Provided material:
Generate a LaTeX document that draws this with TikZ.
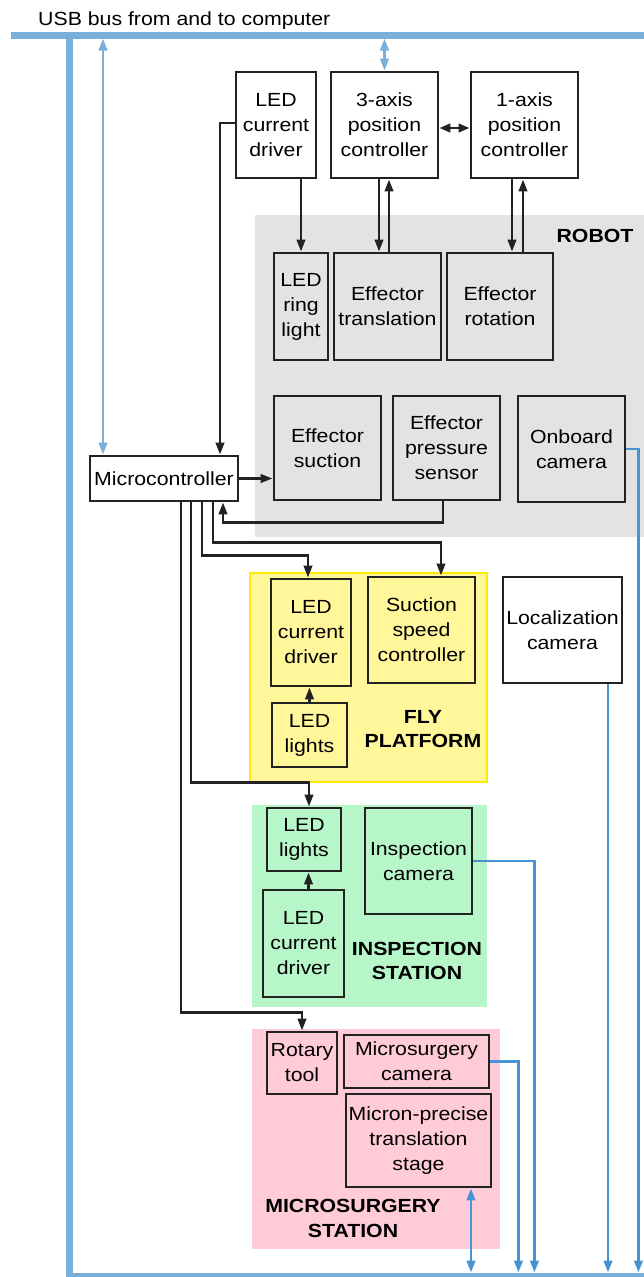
\documentclass[tikz,border=0pt]{standalone}
\usepackage{fontspec}
\setmainfont{Liberation Sans}[FakeStretch=1.12]
\usetikzlibrary{arrows.meta}
\definecolor{busblue}{HTML}{7AAFDA}
\definecolor{lineblue}{HTML}{4A93D2}
\definecolor{robotgray}{HTML}{E3E3E5}
\definecolor{flyfill}{HTML}{FFF79A}
\definecolor{flyline}{HTML}{FFEB00}
\definecolor{inspfill}{HTML}{B6F6C8}
\definecolor{surgfill}{HTML}{FFCBD8}
\definecolor{boxline}{HTML}{222222}
\tikzset{
  txt/.style={font=\fontsize{19}{25}\selectfont, text=black},
  box/.style={txt, draw=boxline, line width=2.9pt, align=center, inner sep=0pt, rectangle},
  wbox/.style={box, fill=white},
  lab/.style={font=\fontsize{19}{24.5}\selectfont\bfseries, align=center, inner sep=0pt, text=black},
  arr/.style={draw=boxline, line width=2.6pt, -{Triangle[length=12pt,width=8.5pt]}},
  darr/.style={draw=boxline, line width=2.6pt, {Triangle[length=11pt,width=8.5pt]}-{Triangle[length=11pt,width=8.5pt]}},
  barr/.style={draw=lineblue, line width=2.7pt, -{Triangle[length=12pt,width=8.5pt]}},
  bdarr/.style={draw=lineblue, line width=2.7pt, {Triangle[length=12pt,width=8.5pt]}-{Triangle[length=12pt,width=8.5pt]}},
  lbdarr/.style={draw=busblue, line width=2.6pt, {Triangle[length=12pt,width=8.5pt]}-{Triangle[length=12pt,width=8.5pt]}},
  busthick/.style={draw=busblue, line width=7pt},
  busthin/.style={draw=busblue, line width=4pt},
}
\begin{document}
\begin{tikzpicture}[x=1pt, y=-1pt]
\useasboundingbox (0,0) rectangle (644,1277);

% backgrounds
\fill[robotgray] (255,215) rectangle (644,537);
\filldraw[fill=flyfill, draw=flyline, line width=2.2pt] (250,573) rectangle (487,782);
\fill[inspfill] (252,805) rectangle (487,1007);
\fill[surgfill] (252,1029) rectangle (500,1249);

% bus
\coordinate (busL) at (11,35);
\coordinate (busR) at (644,35);
\coordinate (busC) at (69.5,35);
\coordinate (busBL) at (69.5,1274.5);
\coordinate (busBR) at (644,1274.5);
\coordinate (bustop) at (0,38.5);
\coordinate (bb) at (0,1272.5);
\draw[busthick] (busL) -- (busR);
\draw[busthick] (busC) -- (69.5,1277);
\draw[busthin] (busBL) -- (busBR);
\node[txt, anchor=base west, inner sep=0pt] (usb) at (38,25) {USB bus from and to computer};

% boxes
\node[wbox, minimum width=80pt, minimum height=106pt] (ledtop) at (276,125) {LED\\current\\driver};
\node[wbox, minimum width=107pt, minimum height=106pt] (ax3) at (384.5,125) {3-axis\\position\\controller};
\node[wbox, minimum width=107pt, minimum height=106pt] (ax1) at (524.5,125) {1-axis\\position\\controller};
\node[box, minimum width=54pt, minimum height=107pt] (ring) at (301,306.5) {LED\\ring\\light};
\node[box, minimum width=107pt, minimum height=107pt] (trans) at (387.5,306.5) {Effector\\translation};
\node[box, minimum width=106pt, minimum height=107pt] (rot) at (500,306.5) {Effector\\rotation};
\node[box, minimum width=107pt, minimum height=104pt] (suct) at (327.5,448) {Effector\\suction};
\node[box, minimum width=107pt, minimum height=104pt] (press) at (446.5,448) {Effector\\pressure\\sensor};
\node[box, minimum width=107pt, minimum height=106pt] (onb) at (571.5,449) {Onboard\\camera};
\node[wbox, minimum width=148pt, minimum height=45pt] (micro) at (164,478.5) {Microcontroller};
\node[box, minimum width=80pt, minimum height=107pt] (fled) at (311,632.5) {LED\\current\\driver};
\node[box, minimum width=107pt, minimum height=106pt] (ssc) at (421.5,630) {Suction\\speed\\controller};
\node[box, minimum width=75pt, minimum height=64pt] (flights) at (309.5,735) {LED\\lights};
\node[wbox, minimum width=119pt, minimum height=106pt] (loc) at (562.5,630) {Localization\\camera};
\node[box, minimum width=74pt, minimum height=63pt] (ilights) at (304,839.5) {LED\\lights};
\node[box, minimum width=81pt, minimum height=107pt] (iled) at (303.5,943.5) {LED\\current\\driver};
\node[box, minimum width=107pt, minimum height=106pt] (icam) at (418.5,861) {Inspection\\camera};
\node[box, minimum width=70pt, minimum height=62pt] (rtool) at (302,1063) {Rotary\\tool};
\node[box, minimum width=145pt, minimum height=53pt] (mcam) at (416.5,1061.5) {Microsurgery\\camera};
\node[box, minimum width=145pt, minimum height=93pt] (stage) at (418.5,1140.5) {Micron-precise\\translation\\stage};

% labels
\node[lab] (robotlab) at (595,236) {ROBOT};
\node[lab] (flylab) at (423,729) {FLY\\PLATFORM};
\node[lab] (insplab) at (417,961) {INSPECTION\\STATION};
\node[lab] (surglab) at (353,1218.5) {MICROSURGERY\\STATION};

% black connectors
\draw[arr] (ledtop.west |- 0,123) -| ([xshift=56pt]micro.north);
\draw[arr] (ledtop.south -| ring.north) -- (ring.north);
\draw[arr] ([xshift=-5.5pt]ax3.south) -- ([xshift=-5.5pt]ax3.south |- trans.north);
\draw[arr] ([xshift=4.5pt]ax3.south |- trans.north) -- ([xshift=4.5pt]ax3.south);
\draw[arr] ([xshift=-12.5pt]ax1.south) -- ([xshift=-12.5pt]ax1.south |- rot.north);
\draw[arr] ([xshift=-1.5pt]ax1.south |- rot.north) -- ([xshift=-1.5pt]ax1.south);
\draw[darr] ([yshift=-3pt]ax3.east) -- ([yshift=-3pt]ax1.west);
\draw[arr] (micro.east) -- (suct.west |- micro.east);
\draw[arr] ([xshift=-3.5pt]press.south) -- ++(0,21) -| ([xshift=59pt]micro.south);
\draw[arr] ([xshift=49pt]micro.south) |- ([xshift=19.5pt,yshift=33pt]ssc.north) -- ([xshift=19.5pt]ssc.north);
\draw[arr] ([xshift=38pt]micro.south) |- ([xshift=-3pt,yshift=22pt]fled.north) -- ([xshift=-3pt]fled.north);
\draw[arr] ([xshift=27pt]micro.south) |- ([xshift=5pt,yshift=24pt]ilights.north) -- ([xshift=5pt]ilights.north);
\draw[arr] ([xshift=17pt]micro.south) |- ([yshift=18pt]rtool.north) -- (rtool.north);
\draw[arr] (flights.north) -- (flights.north |- fled.south);
\draw[arr] ([xshift=5pt]iled.north) -- ([xshift=5pt]iled.north |- ilights.south);

% blue connectors
\draw[barr] (onb.east) -- ++(12,0) coordinate (t1) -- (t1 |- bb);
\draw[barr] ([xshift=45.5pt]loc.south) -- ([xshift=45.5pt]loc.south |- bb);
\draw[barr] (icam.east) -- ++(61,0) coordinate (t2) -- (t2 |- bb);
\draw[barr] (mcam.east) -- ++(28,0) coordinate (t3) -- (t3 |- bb);
\draw[bdarr] ([xshift=52.5pt]stage.south) -- ([xshift=52.5pt]stage.south |- bb);
\draw[lbdarr] ([xshift=-61pt]micro.north) -- ([xshift=-61pt]micro.north |- bustop);
\draw[lbdarr] (ax3.north) -- (ax3.north |- bustop);
\end{tikzpicture}
\end{document}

Task requirements: Without including any pictures, print all of the material exactly as given.

Solved problem:
Generate a LaTeX document that draws this with TikZ.
\documentclass[tikz,border=0pt]{standalone}
\usepackage{fontspec}
\setmainfont{Liberation Sans}[FakeStretch=1.12]
\usetikzlibrary{arrows.meta}
\definecolor{busblue}{HTML}{7AAFDA}
\definecolor{lineblue}{HTML}{4A93D2}
\definecolor{robotgray}{HTML}{E3E3E5}
\definecolor{flyfill}{HTML}{FFF79A}
\definecolor{flyline}{HTML}{FFEB00}
\definecolor{inspfill}{HTML}{B6F6C8}
\definecolor{surgfill}{HTML}{FFCBD8}
\definecolor{boxline}{HTML}{222222}
\tikzset{
  txt/.style={font=\fontsize{19}{25}\selectfont, text=black},
  box/.style={txt, draw=boxline, line width=2.9pt, align=center, inner sep=0pt, rectangle},
  wbox/.style={box, fill=white},
  lab/.style={font=\fontsize{19}{24.5}\selectfont\bfseries, align=center, inner sep=0pt, text=black},
  arr/.style={draw=boxline, line width=2.6pt, -{Triangle[length=12pt,width=8.5pt]}},
  darr/.style={draw=boxline, line width=2.6pt, {Triangle[length=11pt,width=8.5pt]}-{Triangle[length=11pt,width=8.5pt]}},
  barr/.style={draw=lineblue, line width=2.7pt, -{Triangle[length=12pt,width=8.5pt]}},
  bdarr/.style={draw=lineblue, line width=2.7pt, {Triangle[length=12pt,width=8.5pt]}-{Triangle[length=12pt,width=8.5pt]}},
  lbdarr/.style={draw=busblue, line width=2.6pt, {Triangle[length=12pt,width=8.5pt]}-{Triangle[length=12pt,width=8.5pt]}},
  busthick/.style={draw=busblue, line width=7pt},
  busthin/.style={draw=busblue, line width=4pt},
}
\begin{document}
\begin{tikzpicture}[x=1pt, y=-1pt]
\useasboundingbox (0,0) rectangle (644,1277);

% backgrounds
\fill[robotgray] (255,215) rectangle (644,537);
\filldraw[fill=flyfill, draw=flyline, line width=2.2pt] (250,573) rectangle (487,782);
\fill[inspfill] (252,805) rectangle (487,1007);
\fill[surgfill] (252,1029) rectangle (500,1249);

% bus
\coordinate (busL) at (11,35);
\coordinate (busR) at (644,35);
\coordinate (busC) at (69.5,35);
\coordinate (busBL) at (69.5,1274.5);
\coordinate (busBR) at (644,1274.5);
\coordinate (bustop) at (0,38.5);
\coordinate (bb) at (0,1272.5);
\draw[busthick] (busL) -- (busR);
\draw[busthick] (busC) -- (69.5,1277);
\draw[busthin] (busBL) -- (busBR);
\node[txt, anchor=base west, inner sep=0pt] (usb) at (38,25) {USB bus from and to computer};

% boxes
\node[wbox, minimum width=80pt, minimum height=106pt] (ledtop) at (276,125) {LED\\current\\driver};
\node[wbox, minimum width=107pt, minimum height=106pt] (ax3) at (384.5,125) {3-axis\\position\\controller};
\node[wbox, minimum width=107pt, minimum height=106pt] (ax1) at (524.5,125) {1-axis\\position\\controller};
\node[box, minimum width=54pt, minimum height=107pt] (ring) at (301,306.5) {LED\\ring\\light};
\node[box, minimum width=107pt, minimum height=107pt] (trans) at (387.5,306.5) {Effector\\translation};
\node[box, minimum width=106pt, minimum height=107pt] (rot) at (500,306.5) {Effector\\rotation};
\node[box, minimum width=107pt, minimum height=104pt] (suct) at (327.5,448) {Effector\\suction};
\node[box, minimum width=107pt, minimum height=104pt] (press) at (446.5,448) {Effector\\pressure\\sensor};
\node[box, minimum width=107pt, minimum height=106pt] (onb) at (571.5,449) {Onboard\\camera};
\node[wbox, minimum width=148pt, minimum height=45pt] (micro) at (164,478.5) {Microcontroller};
\node[box, minimum width=80pt, minimum height=107pt] (fled) at (311,632.5) {LED\\current\\driver};
\node[box, minimum width=107pt, minimum height=106pt] (ssc) at (421.5,630) {Suction\\speed\\controller};
\node[box, minimum width=75pt, minimum height=64pt] (flights) at (309.5,735) {LED\\lights};
\node[wbox, minimum width=119pt, minimum height=106pt] (loc) at (562.5,630) {Localization\\camera};
\node[box, minimum width=74pt, minimum height=63pt] (ilights) at (304,839.5) {LED\\lights};
\node[box, minimum width=81pt, minimum height=107pt] (iled) at (303.5,943.5) {LED\\current\\driver};
\node[box, minimum width=107pt, minimum height=106pt] (icam) at (418.5,861) {Inspection\\camera};
\node[box, minimum width=70pt, minimum height=62pt] (rtool) at (302,1063) {Rotary\\tool};
\node[box, minimum width=145pt, minimum height=53pt] (mcam) at (416.5,1061.5) {Microsurgery\\camera};
\node[box, minimum width=145pt, minimum height=93pt] (stage) at (418.5,1140.5) {Micron-precise\\translation\\stage};

% labels
\node[lab] (robotlab) at (595,236) {ROBOT};
\node[lab] (flylab) at (423,729) {FLY\\PLATFORM};
\node[lab] (insplab) at (417,961) {INSPECTION\\STATION};
\node[lab] (surglab) at (353,1218.5) {MICROSURGERY\\STATION};

% black connectors
\draw[arr] (ledtop.west |- 0,123) -| ([xshift=56pt]micro.north);
\draw[arr] (ledtop.south -| ring.north) -- (ring.north);
\draw[arr] ([xshift=-5.5pt]ax3.south) -- ([xshift=-5.5pt]ax3.south |- trans.north);
\draw[arr] ([xshift=4.5pt]ax3.south |- trans.north) -- ([xshift=4.5pt]ax3.south);
\draw[arr] ([xshift=-12.5pt]ax1.south) -- ([xshift=-12.5pt]ax1.south |- rot.north);
\draw[arr] ([xshift=-1.5pt]ax1.south |- rot.north) -- ([xshift=-1.5pt]ax1.south);
\draw[darr] ([yshift=-3pt]ax3.east) -- ([yshift=-3pt]ax1.west);
\draw[arr] (micro.east) -- (suct.west |- micro.east);
\draw[arr] ([xshift=-3.5pt]press.south) -- ++(0,21) -| ([xshift=59pt]micro.south);
\draw[arr] ([xshift=49pt]micro.south) |- ([xshift=19.5pt,yshift=33pt]ssc.north) -- ([xshift=19.5pt]ssc.north);
\draw[arr] ([xshift=38pt]micro.south) |- ([xshift=-3pt,yshift=22pt]fled.north) -- ([xshift=-3pt]fled.north);
\draw[arr] ([xshift=27pt]micro.south) |- ([xshift=5pt,yshift=24pt]ilights.north) -- ([xshift=5pt]ilights.north);
\draw[arr] ([xshift=17pt]micro.south) |- ([yshift=18pt]rtool.north) -- (rtool.north);
\draw[arr] (flights.north) -- (flights.north |- fled.south);
\draw[arr] ([xshift=5pt]iled.north) -- ([xshift=5pt]iled.north |- ilights.south);

% blue connectors
\draw[barr] (onb.east) -- ++(12,0) coordinate (t1) -- (t1 |- bb);
\draw[barr] ([xshift=45.5pt]loc.south) -- ([xshift=45.5pt]loc.south |- bb);
\draw[barr] (icam.east) -- ++(61,0) coordinate (t2) -- (t2 |- bb);
\draw[barr] (mcam.east) -- ++(28,0) coordinate (t3) -- (t3 |- bb);
\draw[bdarr] ([xshift=52.5pt]stage.south) -- ([xshift=52.5pt]stage.south |- bb);
\draw[lbdarr] ([xshift=-61pt]micro.north) -- ([xshift=-61pt]micro.north |- bustop);
\draw[lbdarr] (ax3.north) -- (ax3.north |- bustop);
\end{tikzpicture}
\end{document}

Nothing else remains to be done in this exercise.